According to the United States Environmental Protection Agency website, "NEPA's basic policy is to assure that all branches of government give proper consideration to the environment prior to undertaking any major federal action that significantly affects the environment."

Randy Serraglio, a southwest conservation advocate for the center, says environmental impact studies along the border are long overdue.

"The last serious environmental review of United States border security took place in 2001," Serraglio said. "So a tremendous number of things have changed since then."

"We need sound, scientific analysis of what the impacts of these proposals will be on these species," Serraglio said.

Those species include the ocelot, Mexican gray wolf and jaguar, Serraglio said. The jaguars that have been spotted in Arizona migrated from Mexico, and Serraglio believes a border wall would prevent that migration.

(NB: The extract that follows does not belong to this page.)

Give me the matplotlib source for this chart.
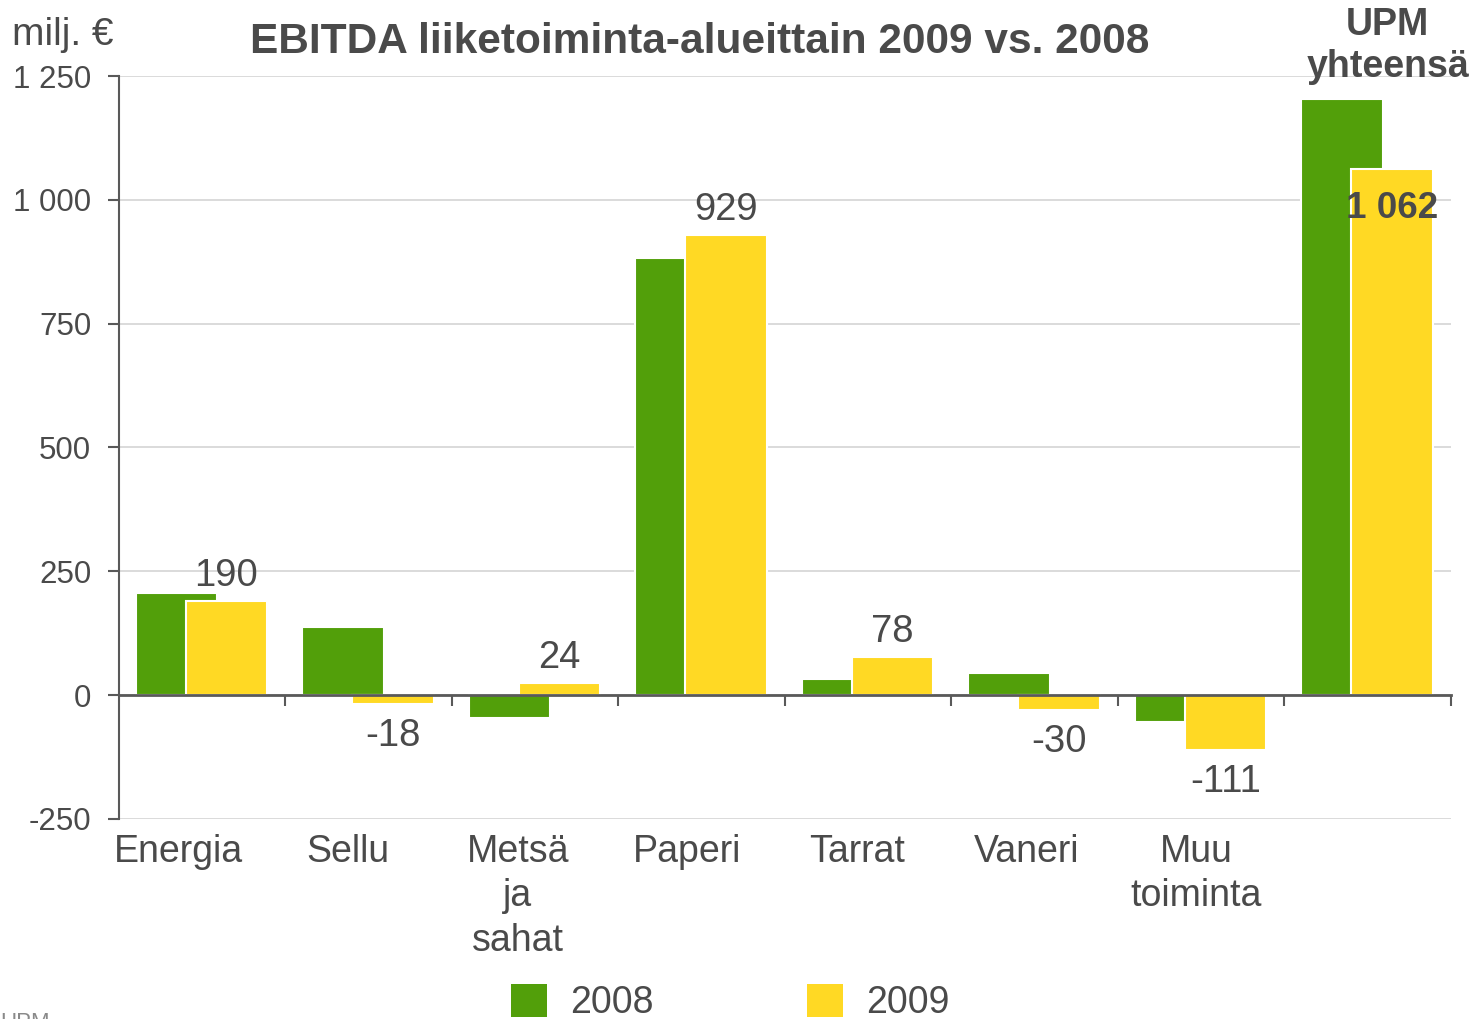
import matplotlib.pyplot as plt
from matplotlib.patches import Patch
from matplotlib.ticker import FuncFormatter

plt.rcParams['font.family'] = ['Liberation Sans', 'DejaVu Sans']

# data (milj. €)
categories = ['Energia', 'Sellu', 'Metsä\nja\nsahat', 'Paperi', 'Tarrat',
              'Vaneri', 'Muu\ntoiminta', '']
ebitda_2008 = [207, 138, -46, 882, 32, 45, -54, 1204]
ebitda_2009 = [190, -18, 24, 929, 78, -30, -111, 1062]
labels_2009 = ['190', '-18', '24', '929', '78', '-30', '-111', '1 062']
yticks = [-250, 0, 250, 500, 750, 1000, 1250]

green = '#529F0A'
yellow = '#FFD924'
txt = '#4A4A4A'
axis_col = '#595959'

fig = plt.figure(figsize=(14.72, 10.19), dpi=100)
ax = fig.add_axes([0.0808, 0.1963, 0.9049, 0.7291])

x = list(range(len(categories)))
w = 0.49
ax.bar([i - 0.155 for i in x], ebitda_2008, width=w, color=green,
       edgecolor='white', linewidth=1.5, zorder=3)
ax.bar([i + 0.145 for i in x], ebitda_2009, width=w, color=yellow,
       edgecolor='white', linewidth=1.5, zorder=4)

ax.set_xlim(-0.5, len(categories) - 0.5)
ax.set_ylim(-250, 1250)
ax.set_yticks(yticks)
ax.yaxis.set_major_formatter(FuncFormatter(lambda v, p: f'{int(v):,}'.replace(',', ' ')))
ax.grid(axis='y', color='#D4D4D4', linewidth=1.2, zorder=0)
ax.set_axisbelow(True)

for s in ['top', 'right']:
    ax.spines[s].set_visible(False)
ax.spines['left'].set_color(axis_col)
ax.spines['left'].set_linewidth(1.5)
ax.spines['bottom'].set_position(('data', 0))
ax.spines['bottom'].set_color(axis_col)
ax.spines['bottom'].set_linewidth(2)
ax.spines['bottom'].set_zorder(5)

ax.set_xticks([i + 0.5 for i in x])
ax.set_xticklabels([])
ax.tick_params(axis='x', direction='out', length=8, width=1.5, color=axis_col)
ax.tick_params(axis='y', direction='out', length=8, width=1.5, color=axis_col,
               labelsize=22.5, labelcolor=txt, pad=12)

# category labels below the plot (slightly left of the group centre)
for i, c in enumerate(categories):
    ax.text(i - 0.14 + 0.018 * i, -0.02, c, transform=ax.get_xaxis_transform(),
            ha='center', va='top', fontsize=27, color=txt, linespacing=1.3)

# 2009 value labels
for i, (v, lab) in enumerate(zip(ebitda_2009, labels_2009)):
    if i == len(categories) - 1:
        ax.annotate(lab, (i + 0.145, v), xytext=(0, -16), textcoords='offset points',
                    ha='center', va='top', fontsize=26.5, fontweight='bold',
                    color=txt, zorder=6)
    elif v >= 0:
        ax.annotate(lab, (i + 0.145, v), xytext=(0, 5), textcoords='offset points',
                    ha='center', va='bottom', fontsize=27.5, color=txt)
    else:
        ax.annotate(lab, (i + 0.145, v), xytext=(0, -10), textcoords='offset points',
                    ha='center', va='top', fontsize=27.5, color=txt)

ax.text(len(categories) - 1 + 0.12, 1.04, 'UPM\nyhteensä', transform=ax.get_xaxis_transform(),
        ha='center', va='center', fontsize=27, fontweight='bold', color=txt,
        linespacing=1.22, zorder=6)

fig.text(0.4755, 0.959, 'EBITDA liiketoiminta-alueittain 2009 vs. 2008',
         ha='center', va='center', fontsize=30.5, fontweight='bold', color=txt)
fig.text(0.008, 0.966, 'milj. €', ha='left', va='center', fontsize=28, color=txt)
fig.text(0.0, 0.0065, 'UPM', ha='left', va='top', fontsize=16, color='#8A8A8A')

handles = [Patch(facecolor=green, edgecolor='none', label='2008'),
           Patch(facecolor=yellow, edgecolor='none', label='2009')]
fig.legend(handles=handles, loc='center', bbox_to_anchor=(0.496, 0.016), ncol=2,
           frameon=False, fontsize=27, labelcolor=txt, handlelength=0.96,
           handleheight=0.96, handletextpad=0.62, columnspacing=4.1)

plt.savefig('out.png', dpi=100)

"Jaguars are definitely making a comeback in the United States," Serraglio said. "We've now seen seven in the United States in the past 20 years, and three of those were just in the last year and a half."

"If that population is going to be able to expand, it has to expand into the United States," Serraglio said. "We have to protect those places where those cats live and protect their ability to cross the border."

Below is a statement from Grijalva on the lawsuit: 

American environmental laws are some of the oldest and strongest in the world, and they should apply to the borderlands just as they do everywhere else," Rep. Grijalva said. "These laws exist to protect the health and well-being of our people, our wildlife, and the places they live. Trump's wall - and his fanatical approach to our southern border - will do little more than perpetuate human suffering while irrevocably damaging our public lands and the wildlife that depend on them.

It's unclear exactly when construction on the proposed wall would begin and how much it would cost. Federal officials have already solicited bids for the wall design.

MORE: Getting President Trump's border wall won't be easy. Here's why.

Experts say a law passed by Congress in 2005 allows the U.S. Department of Homeland Security to waive restrictions that may prevent building barriers along the southern border.

Illegal border crossings have reportedly decreased this year. In Nogales on Tuesday U.S. Attorney General Jeff Sessions credited that in part to President Trump. 

Despite the decrease in illegal crossings, Sessions said that the existing structures along the border are effective and the new structures will be more effective. 

"The wall is a force multiplier of great proportions," Sessions said. "It is going to enable us when we deport criminal aliens who have entered illegall, that they don't get to come back as we see today."

KGUN9 reached out to U.S. Customs and Border Protection for a comment on the lawsuit, but a spokesperson said the agency does not comment on pending litigation. The acting commissioner of CBP, Kevin McAleenan was named in the suit.